On the other hand, if you're more concerned with the upper bound on complexity than the average case, you could use a balanced tree-based collection instead of a hash table. This will typically use more memory and run more slowly, but its expected complexity and worst case complexity are essentially identical (O(N log N)). A typical hash table degenerates from constant complexity to linear complexity in the worst case, which will change your overall complexity from O(N) to O(N2).
Your code would appear to require that the input is sorted. With unsorted inputs as you are testing with, your code will not remove all duplicates (only adjacent ones).
You are able to get O(N) solution if the number of integers is known up front and smaller than the amount of memory you have :). Make one pass to determine the unique integers you have using auxillary storage, then another to output the unique values.
Code below is in Java, but hopefully you get the idea.
int[] removeRepeats(int[] a) {
// Assume these are the integers between 0 and 1000
Boolean[] v = new Boolean[1000]; // A lazy way of getting a tri-state var (false, true, null)
for (int i=0;i<a.length;++i) {
v[a[i]] = Boolean.TRUE;
}
// v[i] = null => number not seen
// v[i] = true => number seen
int[] out = new int[a.length];
int ptr = 0;
for (int i=0;i<a.length;++i) {
if (v[a[i]] != null && v[a[i]].equals(Boolean.TRUE)) {
out[ptr++] = a[i];
v[a[i]] = Boolean.FALSE;
}
}
// Out now doesn't contain duplicates, order is preserved and ptr represents how
// many elements are set.
return out;
}
You are going to need two loops, one to go through the source and one to check each item in the destination array.
You are not going to get O(N).
[EDIT]
The article you linked to suggests a sorted output array which means the search for duplicates in the output array can be a binary search...which is O(LogN).
Your logic just wrong, so the code is wrong too. Do your logic by yourself before coding it.
I suggest a O(NlnN) way with a modification of heapsort.

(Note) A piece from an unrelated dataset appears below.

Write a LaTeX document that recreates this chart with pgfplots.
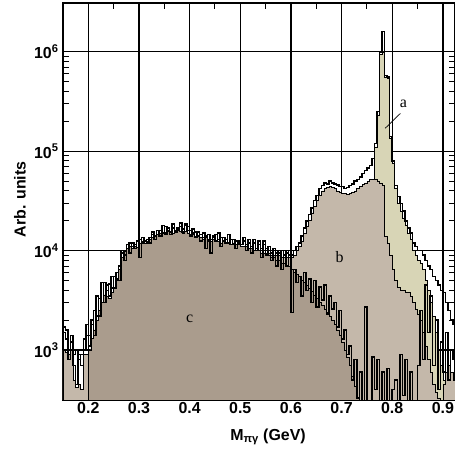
\documentclass[border=0pt]{standalone}
\usepackage{fontspec}
\setmainfont{Liberation Sans}
\newfontfamily\serifletters{Liberation Serif}
\usepackage{pgfplots}
\pgfplotsset{compat=1.18}
\definecolor{fillA}{RGB}{216,213,182}
\definecolor{fillB}{RGB}{196,184,170}
\definecolor{fillC}{RGB}{170,156,141}

\begin{document}
\begin{tikzpicture}
\begin{axis}[
  scale only axis, width=392bp, height=397bp,
  xmin=0.15, xmax=0.924,
  ymode=log, ymin=315, ymax=3.1e6,
  xtick={0.2,0.3,0.4,0.5,0.6,0.7,0.8,0.9},
  minor x tick num=1,
  ytick={1000,10000,100000,1000000},
  yticklabels={10\textsuperscript{3},10\textsuperscript{4},10\textsuperscript{5},10\textsuperscript{6}},
  grid=major,
  major grid style={black, line width=1.3bp},
  axis line style={line width=1.5bp},
  tick style={black, line width=1bp},
  major tick length=8bp, minor tick length=6bp,
  tick align=inside,
  ticklabel style={font=\bfseries\fontsize{16}{17}\selectfont},
  /pgf/number format/assume math mode=true,
  xticklabel style={/pgf/number format/fixed, /pgf/number format/precision=1, yshift=1bp},
  yticklabel style={xshift=-1bp},
  xlabel={M\textsubscript{πγ} (GeV)},
  ylabel={Arb. units},
  label style={font=\bfseries\fontsize{16}{17}\selectfont},
  xlabel style={at={(axis description cs:0.523,0)}, anchor=north, yshift=-25bp},
  ylabel style={at={(axis description cs:-0.11,0.505)}, anchor=center},
  every axis plot/.append style={const plot},
]
\coordinate (sw) at (rel axis cs:0,0);
\coordinate (ne) at (rel axis cs:1,1);

% a: narrow peak
\addplot[fill=fillA, draw=black, line width=0.6bp] coordinates {
(0.750,10000)(0.755,20000)(0.760,50000)(0.765,110000)(0.770,230000)(0.775,950000)(0.780,1000000)(0.785,560000)(0.790,540000)(0.795,135000)(0.800,75000)(0.805,42000)(0.810,30000)(0.815,25000)(0.820,21000)(0.825,18000)(0.830,15000)(0.835,13000)(0.840,10000)(0.845,9000)(0.850,8000)(0.855,7500)(0.860,6500)(0.865,5000)(0.870,4000)(0.875,3000)(0.880,2200)(0.885,1500)(0.890,1000)(0.895,700)(0.900,500)(0.905,400)(0.910,400)
} \closedcycle;

% b: total background + shoulder
\addplot[fill=fillB, draw=black, line width=0.6bp] coordinates {
(0.150,1000)(0.155,950)(0.160,900)(0.165,1000)(0.170,500)(0.175,420)(0.180,450)(0.185,400)(0.190,900)(0.195,900)
(0.200,1000)(0.205,1300)(0.210,1600)(0.215,2000)(0.220,2500)(0.225,3000)(0.230,3600)(0.235,3500)(0.240,3300)(0.245,3800)(0.250,4200)(0.255,5000)(0.260,6500)(0.265,8500)(0.270,9800)(0.275,10500)(0.280,11000)(0.285,10500)(0.290,11000)(0.295,10800)(0.300,12000)(0.305,12300)(0.310,12000)(0.315,12500)(0.320,13000)(0.325,13500)(0.330,14000)(0.335,14500)(0.340,15000)(0.345,15000)(0.350,14500)(0.355,15500)(0.360,15500)(0.365,15000)(0.370,15500)(0.375,16000)(0.380,15500)(0.385,15000)(0.390,15500)(0.395,15000)(0.400,14500)(0.405,14500)(0.410,14000)(0.415,14000)(0.420,13500)(0.425,13000)(0.430,13500)(0.435,13000)(0.440,12500)(0.445,13000)(0.450,12500)(0.455,12500)(0.460,12000)(0.465,12500)(0.470,12000)(0.475,12000)(0.480,11500)(0.485,12000)(0.490,11500)(0.495,11500)(0.500,11000)(0.505,11000)(0.510,11000)(0.515,10500)(0.520,10500)(0.525,10000)(0.530,10000)(0.535,10000)(0.540,9500)(0.545,9500)
(0.550,9500)(0.555,9500)(0.560,9000)(0.565,9000)(0.570,9000)(0.575,9000)(0.580,8500)(0.585,8500)(0.590,8500)(0.595,8500)(0.600,8500)(0.605,9000)(0.610,10000)(0.615,11000)(0.620,12500)(0.625,15000)(0.630,17500)(0.635,20000)(0.640,24000)(0.645,28000)(0.650,32000)(0.655,36000)(0.660,40000)(0.665,42000)(0.670,43000)(0.675,44000)(0.680,43000)(0.685,42000)(0.690,40000)(0.695,39000)(0.700,38000)(0.705,38000)(0.710,37000)(0.715,38000)(0.720,39000)(0.725,40000)(0.730,42000)(0.735,44000)(0.740,46000)(0.745,48000)(0.750,50000)(0.755,52000)(0.760,52000)(0.765,52000)(0.770,50000)(0.775,48000)(0.780,45000)
(0.785,14000)(0.790,12000)(0.795,9000)(0.800,6500)(0.805,5000)(0.810,4300)(0.815,4000)(0.820,4000)(0.825,3800)(0.830,3800)(0.835,3500)(0.840,3000)(0.845,2600)(0.850,2300)(0.855,2000)(0.860,1500)(0.865,1100)(0.870,800)(0.875,600)(0.880,450)(0.885,380)(0.890,330)(0.895,300)(0.900,450)(0.905,600)(0.910,700)(0.915,600)(0.920,500)(0.925,500)
} \closedcycle;

% c: broad hump
\addplot[fill=fillC, draw=black, line width=0.6bp] coordinates {
(0.200,1000)(0.205,1300)(0.210,1600)(0.215,2000)(0.220,2500)(0.225,3000)(0.230,3600)(0.235,3500)(0.240,3300)(0.245,3800)(0.250,4200)(0.255,5000)(0.260,6500)(0.265,8500)(0.270,9800)(0.275,10500)(0.280,11000)(0.285,10500)(0.290,11000)(0.295,10800)(0.300,12000)(0.305,12300)(0.310,12000)(0.315,12500)(0.320,13000)(0.325,13500)(0.330,14000)(0.335,14500)(0.340,15000)(0.345,15000)(0.350,14500)(0.355,15500)(0.360,15500)(0.365,15000)(0.370,15500)(0.375,16000)(0.380,15500)(0.385,15000)(0.390,15500)(0.395,15000)(0.400,14500)(0.405,14500)(0.410,14000)(0.415,14000)(0.420,13500)(0.425,13000)(0.430,13500)(0.435,13000)(0.440,12500)(0.445,13000)(0.450,12500)(0.455,12500)(0.460,12000)(0.465,12500)(0.470,12000)(0.475,12000)(0.480,11500)(0.485,12000)(0.490,11500)(0.495,11500)(0.500,11000)(0.505,11000)(0.510,11000)(0.515,10500)(0.520,10500)(0.525,10000)(0.530,10000)(0.535,10000)(0.540,9500)(0.545,9500)(0.550,9000)(0.555,9000)(0.560,8500)(0.565,8500)(0.570,8000)(0.575,8000)(0.580,7500)(0.585,7500)(0.590,7000)(0.595,7000)(0.600,6500)(0.605,6000)(0.610,5800)(0.615,5500)(0.620,5000)(0.625,4800)(0.630,4500)(0.635,4200)(0.640,3900)(0.645,3600)(0.650,3300)(0.655,3000)(0.660,2800)(0.665,2600)(0.670,2400)(0.675,2200)(0.680,2000)(0.685,1800)(0.690,1600)(0.695,1400)(0.700,1200)(0.705,1000)(0.710,850)(0.715,700)(0.720,550)(0.725,430)(0.730,330)(0.735,250)(0.740,250)
} \closedcycle;

% data, upper histogram
\addplot[black, line width=1.5bp] coordinates {
(0.150,1700)(0.155,1600)(0.160,1000)(0.165,1200)(0.170,900)(0.175,1000)(0.180,800)(0.185,900)(0.190,1000)(0.195,1400)(0.200,1400)(0.205,1800)(0.210,2500)(0.215,2200)(0.220,3300)(0.225,3000)(0.230,4800)(0.235,4000)(0.240,4600)(0.245,4200)(0.250,5500)(0.255,5200)(0.260,7000)(0.265,9500)(0.270,9000)(0.275,10500)(0.280,12000)(0.285,11000)(0.290,11500)(0.295,12500)(0.300,13000)(0.305,12000)(0.310,12500)(0.315,12000)(0.320,13500)(0.325,15500)(0.330,14000)(0.335,14500)(0.340,16000)(0.345,15000)(0.350,17500)(0.355,16000)(0.360,15500)(0.365,17000)(0.370,15500)(0.375,16500)(0.380,17500)(0.385,16500)(0.390,18500)(0.395,16000)(0.400,16000)(0.405,15000)(0.410,15500)(0.415,14000)(0.420,14500)(0.425,13500)(0.430,14000)(0.435,12500)(0.440,13000)(0.445,13500)(0.450,14500)(0.455,13000)(0.460,13500)(0.465,12500)(0.470,13000)(0.475,12000)(0.480,13000)(0.485,11500)(0.490,12500)(0.495,12000)(0.500,11500)(0.505,12500)(0.510,11500)(0.515,13000)(0.520,11000)(0.525,12000)(0.530,10500)(0.535,12500)(0.540,10500)(0.545,11500)(0.550,10500)(0.555,11000)(0.560,9500)(0.565,10500)(0.570,9500)(0.575,10000)(0.580,8500)(0.585,9000)(0.590,9500)(0.595,10000)
(0.600,9000)(0.605,10000)(0.610,11000)(0.615,12000)(0.620,14000)(0.625,17000)(0.630,20000)(0.635,23000)(0.640,27000)(0.645,32000)(0.650,36000)(0.655,42000)(0.660,45000)(0.665,48000)(0.670,47000)(0.675,50000)(0.680,48000)(0.685,47000)(0.690,46000)(0.695,44000)(0.700,44000)(0.705,42000)(0.710,43000)(0.715,45000)(0.720,47000)(0.725,50000)(0.730,52000)(0.735,55000)(0.740,60000)(0.745,64000)(0.750,68000)(0.755,72000)(0.760,85000)(0.765,120000)(0.770,250000)(0.775,1000000)(0.780,1600000)(0.785,580000)(0.790,560000)(0.795,140000)(0.800,80000)(0.805,45000)(0.810,35000)(0.815,30000)(0.820,25000)(0.825,20000)(0.830,17000)(0.835,15000)(0.840,12000)(0.845,11000)(0.850,10000)(0.855,10000)(0.860,9000)(0.865,8000)(0.870,7000)(0.875,6500)(0.880,5500)(0.885,5000)(0.890,4500)(0.895,4000)(0.900,3800)(0.905,3000)(0.910,2500)(0.915,2000)(0.920,1800)(0.925,1800)
};

% data, lower histogram
\addplot[black, line width=1.5bp] coordinates {
(0.150,1500)(0.155,1300)(0.160,800)(0.165,1400)(0.170,700)(0.175,450)(0.180,900)(0.185,700)(0.190,1300)(0.195,1800)(0.200,1100)(0.205,2000)(0.210,1400)(0.215,3500)(0.220,2200)(0.225,4800)(0.230,3000)(0.235,4500)(0.240,3500)(0.245,5500)(0.250,4200)(0.255,6000)(0.260,5000)(0.265,10000)(0.270,8000)(0.275,11500)(0.280,9500)(0.285,12000)(0.290,10500)(0.295,12500)(0.300,8500)(0.305,13500)(0.310,12500)(0.315,13000)(0.320,12000)(0.325,14500)(0.330,13000)(0.335,16000)(0.340,14000)(0.345,18000)(0.350,15000)(0.355,17000)(0.360,14500)(0.365,18500)(0.370,16000)(0.375,17000)(0.380,19000)(0.385,15500)(0.390,18000)(0.395,17500)(0.400,14000)(0.405,16500)(0.410,13500)(0.415,15500)(0.420,12500)(0.425,15000)(0.430,10500)(0.435,14500)(0.440,9500)(0.445,14000)(0.450,12500)(0.455,15000)(0.460,11000)(0.465,13500)(0.470,12000)(0.475,14500)(0.480,11500)(0.485,13000)(0.490,10500)(0.495,12500)(0.500,11500)(0.505,13500)(0.510,10000)(0.515,12000)(0.520,9500)(0.525,13000)(0.530,10000)(0.535,11500)(0.540,8500)(0.545,12500)(0.550,9000)(0.555,11000)(0.560,8000)(0.565,10500)(0.570,7000)(0.575,9500)(0.580,6500)(0.585,10000)(0.590,7000)(0.595,9000)
(0.600,2400)(0.605,6500)(0.610,4800)(0.615,5500)(0.620,3500)(0.625,6000)(0.630,4000)(0.635,5200)(0.640,3000)(0.645,5000)(0.650,2700)(0.655,4300)(0.660,3200)(0.665,4500)(0.670,2300)(0.675,3500)(0.680,2600)(0.685,3000)(0.690,1700)(0.695,2500)(0.700,1300)(0.705,1600)(0.710,900)(0.715,1100)(0.720,500)(0.725,800)(0.730,330)(0.735,600)(0.740,250)(0.745,2700)(0.750,250)(0.755,300)(0.760,850)(0.765,400)(0.770,800)(0.775,250)(0.780,600)(0.785,300)(0.790,650)(0.795,250)(0.800,400)(0.805,500)(0.810,250)(0.815,900)(0.820,350)(0.825,800)(0.830,250)(0.835,600)(0.840,300)(0.845,250)(0.850,700)(0.855,2500)(0.860,800)(0.865,4500)(0.870,1500)(0.875,3500)(0.880,700)(0.885,2000)(0.890,400)(0.895,1200)(0.900,600)(0.905,1500)(0.910,500)(0.915,1000)(0.920,800)(0.925,800)
};

\draw[black, line width=0.7bp] (axis cs:0.786,170000) -- (axis cs:0.816,240000);
\node[font=\serifletters\fontsize{16}{16}\selectfont] at (axis cs:0.822,300000) {a};
\node[font=\serifletters\fontsize{16}{16}\selectfont] at (axis cs:0.696,8700) {b};
\node[font=\serifletters\fontsize{16}{16}\selectfont] at (axis cs:0.400,2050) {c};
\end{axis}
\pgfresetboundingbox
\path[use as bounding box] ([shift={(-63bp,-51bp)}]sw) rectangle ([shift={(0bp,3bp)}]ne);
\end{tikzpicture}
\end{document}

With heapsort, we join from a[i] to a[n], find the minimum and replace it with a[i], right?
So now is the modification, if the minimum is the same with a[i-1] then swap minimum and a[n], reduce your array item's number by 1.
It should do the trick in O(NlnN) way.
Your code will work only on particular cases. Clearly, you're checking adjacent values but duplicate values can occur any where in array. Hence, it's totally wrong.